Give the data below again exactly as written, without its pictures.
◇ ◇ ◇ ◇
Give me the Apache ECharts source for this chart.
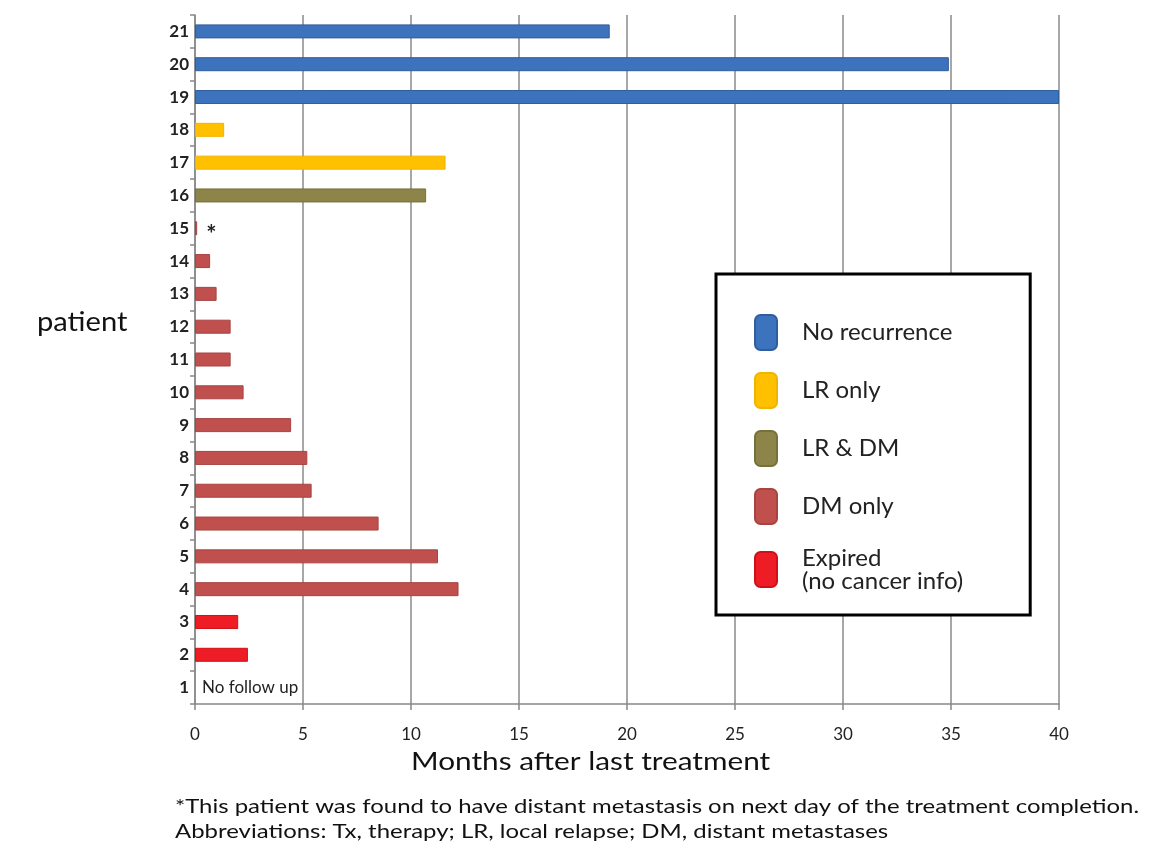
<!DOCTYPE html>
<html lang="en" style="height: 100%">
  <head>
    <meta charset="utf-8" />
  </head>
  <body style="height: 100%; margin: 0; overflow: hidden; background: #fff">
    <div id="container" style="width: 1156px; height: 863px"></div>
    <script type="text/javascript" src="https://cdn.jsdelivr.net/npm/echarts@6/dist/echarts.min.js"></script>
    <script type="text/javascript">
      // patients bottom to top, months after last treatment, outcome group
      const patients = ['1', '2', '3', '4', '5', '6', '7', '8', '9', '10', '11', '12', '13', '14', '15', '16', '17', '18', '19', '20', '21']
      const months = [0, 2.45, 2.0, 12.2, 11.25, 8.5, 5.4, 5.2, 4.45, 2.25, 1.65, 1.65, 1.0, 0.7, 0.1, 10.7, 11.6, 1.35, 40, 34.9, 19.2]
      const groups = [
        'DM only', 'Expired\n(no cancer info)', 'Expired\n(no cancer info)',
        'DM only', 'DM only', 'DM only', 'DM only', 'DM only', 'DM only', 'DM only',
        'DM only', 'DM only', 'DM only', 'DM only', 'DM only',
        'LR & DM', 'LR only', 'LR only',
        'No recurrence', 'No recurrence', 'No recurrence',
      ]
      const groupNames = ['No recurrence', 'LR only', 'LR & DM', 'DM only', 'Expired\n(no cancer info)']
      const groupColors = ['#3d72bd', '#ffc000', '#8c8448', '#c0504d', '#ee1c25']
      const groupBorders = ['#2f5d9e', '#f0b400', '#76703a', '#a84340', '#d01018']
      const notes = {
        '1': 'No follow up',
        '15': '*',
      }

      const FONT = 'Lato, "Open Sans", sans-serif'

      const dom = document.getElementById('container')
      const myChart = echarts.init(dom, null, { renderer: 'canvas' })

      const series = groupNames.map((g, gi) => {
        const data = months.map((m, i) => {
          if (groups[i] !== g) return '-'
          const note = notes[patients[i]]
          if (!note) return m
          const star = note === '*'
          return {
            value: m,
            itemStyle: star ? {} : { borderWidth: 0 },
            label: {
              show: true,
              position: 'right',
              formatter: note,
              distance: star ? 9 : 7,
              color: '#222',
              fontFamily: FONT,
              fontSize: star ? 24 : 17,
              fontWeight: star ? 'bold' : 'normal',
              offset: star ? [0, 7] : [0, 0],
            },
          }
        })
        return {
          name: g,
          type: 'bar',
          data: data,
          barWidth: 14,
          barGap: '-100%',
          itemStyle: {
            color: groupColors[gi],
            borderColor: groupBorders[gi],
            borderWidth: 1,
          },
          silent: true,
          animation: false,
        }
      })

      const legendData = groupNames.map((g) => {
        const twoLine = g.indexOf('\n') > -1
        return {
          name: g,
          textStyle: { lineHeight: twoLine ? 23 : 25, padding: [0, 0, 0, 20] },
        }
      })

      const option = {
        backgroundColor: '#fff',
        textStyle: { fontFamily: FONT },
        grid: { left: 195, right: 97, top: 15, bottom: 159 },
        legend: {
          orient: 'vertical',
          left: 716,
          top: 274,
          data: legendData,
          icon: 'roundRect',
          itemWidth: 22,
          itemHeight: 35,
          itemGap: 21,
          padding: [40, 67, 22, 38],
          borderColor: '#000',
          borderWidth: 3,
          backgroundColor: '#fff',
          selectedMode: false,
          textStyle: {
            fontFamily: FONT,
            fontSize: 24,
            color: '#222',
          },
        },
        xAxis: {
          type: 'value',
          min: 0,
          max: 40,
          interval: 5,
          axisLine: { show: true, lineStyle: { color: '#888', width: 1.5 } },
          axisTick: { show: true, length: 6, lineStyle: { color: '#888', width: 1.5 } },
          axisLabel: { fontSize: 17, color: '#222', margin: 22, fontFamily: FONT },
          splitLine: { show: true, lineStyle: { color: '#8a8a8a', width: 1.5 } },
        },
        yAxis: {
          type: 'category',
          data: patients,
          axisLine: { show: true, lineStyle: { color: '#888', width: 1.5 } },
          axisTick: { show: true, length: 5, lineStyle: { color: '#888', width: 1.5 } },
          axisLabel: { fontSize: 17, fontWeight: 'bold', color: '#222', margin: 6, fontFamily: FONT },
        },
        graphic: [
          {
            type: 'text',
            left: 37,
            top: 310,
            scaleX: 1.12,
            style: {
              text: 'patient',
              font: '26px ' + FONT,
              fill: '#111',
            },
          },
          {
            type: 'text',
            left: 411,
            top: 749,
            scaleX: 1.19,
            style: {
              text: 'Months after last treatment',
              font: '25px ' + FONT,
              fill: '#111',
            },
          },
          {
            type: 'text',
            left: 175,
            top: 794,
            scaleX: 1.26,
            style: {
              text: '*This patient was found to have distant metastasis on next day of the treatment completion.\nAbbreviations: Tx, therapy; LR, local relapse; DM, distant metastases',
              font: '19px ' + FONT,
              lineHeight: 25,
              fill: '#111',
            },
          },
        ],
        series: series,
      }

      myChart.setOption(option)
      window.addEventListener('resize', myChart.resize)
    </script>
  </body>
</html>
◇ ◇ ◇ ◇
## Task result
Give me the Apache ECharts source for this chart.
<!DOCTYPE html>
<html lang="en" style="height: 100%">
  <head>
    <meta charset="utf-8" />
  </head>
  <body style="height: 100%; margin: 0; overflow: hidden; background: #fff">
    <div id="container" style="width: 1156px; height: 863px"></div>
    <script type="text/javascript" src="https://cdn.jsdelivr.net/npm/echarts@6/dist/echarts.min.js"></script>
    <script type="text/javascript">
      // patients bottom to top, months after last treatment, outcome group
      const patients = ['1', '2', '3', '4', '5', '6', '7', '8', '9', '10', '11', '12', '13', '14', '15', '16', '17', '18', '19', '20', '21']
      const months = [0, 2.45, 2.0, 12.2, 11.25, 8.5, 5.4, 5.2, 4.45, 2.25, 1.65, 1.65, 1.0, 0.7, 0.1, 10.7, 11.6, 1.35, 40, 34.9, 19.2]
      const groups = [
        'DM only', 'Expired\n(no cancer info)', 'Expired\n(no cancer info)',
        'DM only', 'DM only', 'DM only', 'DM only', 'DM only', 'DM only', 'DM only',
        'DM only', 'DM only', 'DM only', 'DM only', 'DM only',
        'LR & DM', 'LR only', 'LR only',
        'No recurrence', 'No recurrence', 'No recurrence',
      ]
      const groupNames = ['No recurrence', 'LR only', 'LR & DM', 'DM only', 'Expired\n(no cancer info)']
      const groupColors = ['#3d72bd', '#ffc000', '#8c8448', '#c0504d', '#ee1c25']
      const groupBorders = ['#2f5d9e', '#f0b400', '#76703a', '#a84340', '#d01018']
      const notes = {
        '1': 'No follow up',
        '15': '*',
      }

      const FONT = 'Lato, "Open Sans", sans-serif'

      const dom = document.getElementById('container')
      const myChart = echarts.init(dom, null, { renderer: 'canvas' })

      const series = groupNames.map((g, gi) => {
        const data = months.map((m, i) => {
          if (groups[i] !== g) return '-'
          const note = notes[patients[i]]
          if (!note) return m
          const star = note === '*'
          return {
            value: m,
            itemStyle: star ? {} : { borderWidth: 0 },
            label: {
              show: true,
              position: 'right',
              formatter: note,
              distance: star ? 9 : 7,
              color: '#222',
              fontFamily: FONT,
              fontSize: star ? 24 : 17,
              fontWeight: star ? 'bold' : 'normal',
              offset: star ? [0, 7] : [0, 0],
            },
          }
        })
        return {
          name: g,
          type: 'bar',
          data: data,
          barWidth: 14,
          barGap: '-100%',
          itemStyle: {
            color: groupColors[gi],
            borderColor: groupBorders[gi],
            borderWidth: 1,
          },
          silent: true,
          animation: false,
        }
      })

      const legendData = groupNames.map((g) => {
        const twoLine = g.indexOf('\n') > -1
        return {
          name: g,
          textStyle: { lineHeight: twoLine ? 23 : 25, padding: [0, 0, 0, 20] },
        }
      })

      const option = {
        backgroundColor: '#fff',
        textStyle: { fontFamily: FONT },
        grid: { left: 195, right: 97, top: 15, bottom: 159 },
        legend: {
          orient: 'vertical',
          left: 716,
          top: 274,
          data: legendData,
          icon: 'roundRect',
          itemWidth: 22,
          itemHeight: 35,
          itemGap: 21,
          padding: [40, 67, 22, 38],
          borderColor: '#000',
          borderWidth: 3,
          backgroundColor: '#fff',
          selectedMode: false,
          textStyle: {
            fontFamily: FONT,
            fontSize: 24,
            color: '#222',
          },
        },
        xAxis: {
          type: 'value',
          min: 0,
          max: 40,
          interval: 5,
          axisLine: { show: true, lineStyle: { color: '#888', width: 1.5 } },
          axisTick: { show: true, length: 6, lineStyle: { color: '#888', width: 1.5 } },
          axisLabel: { fontSize: 17, color: '#222', margin: 22, fontFamily: FONT },
          splitLine: { show: true, lineStyle: { color: '#8a8a8a', width: 1.5 } },
        },
        yAxis: {
          type: 'category',
          data: patients,
          axisLine: { show: true, lineStyle: { color: '#888', width: 1.5 } },
          axisTick: { show: true, length: 5, lineStyle: { color: '#888', width: 1.5 } },
          axisLabel: { fontSize: 17, fontWeight: 'bold', color: '#222', margin: 6, fontFamily: FONT },
        },
        graphic: [
          {
            type: 'text',
            left: 37,
            top: 310,
            scaleX: 1.12,
            style: {
              text: 'patient',
              font: '26px ' + FONT,
              fill: '#111',
            },
          },
          {
            type: 'text',
            left: 411,
            top: 749,
            scaleX: 1.19,
            style: {
              text: 'Months after last treatment',
              font: '25px ' + FONT,
              fill: '#111',
            },
          },
          {
            type: 'text',
            left: 175,
            top: 794,
            scaleX: 1.26,
            style: {
              text: '*This patient was found to have distant metastasis on next day of the treatment completion.\nAbbreviations: Tx, therapy; LR, local relapse; DM, distant metastases',
              font: '19px ' + FONT,
              lineHeight: 25,
              fill: '#111',
            },
          },
        ],
        series: series,
      }

      myChart.setOption(option)
      window.addEventListener('resize', myChart.resize)
    </script>
  </body>
</html>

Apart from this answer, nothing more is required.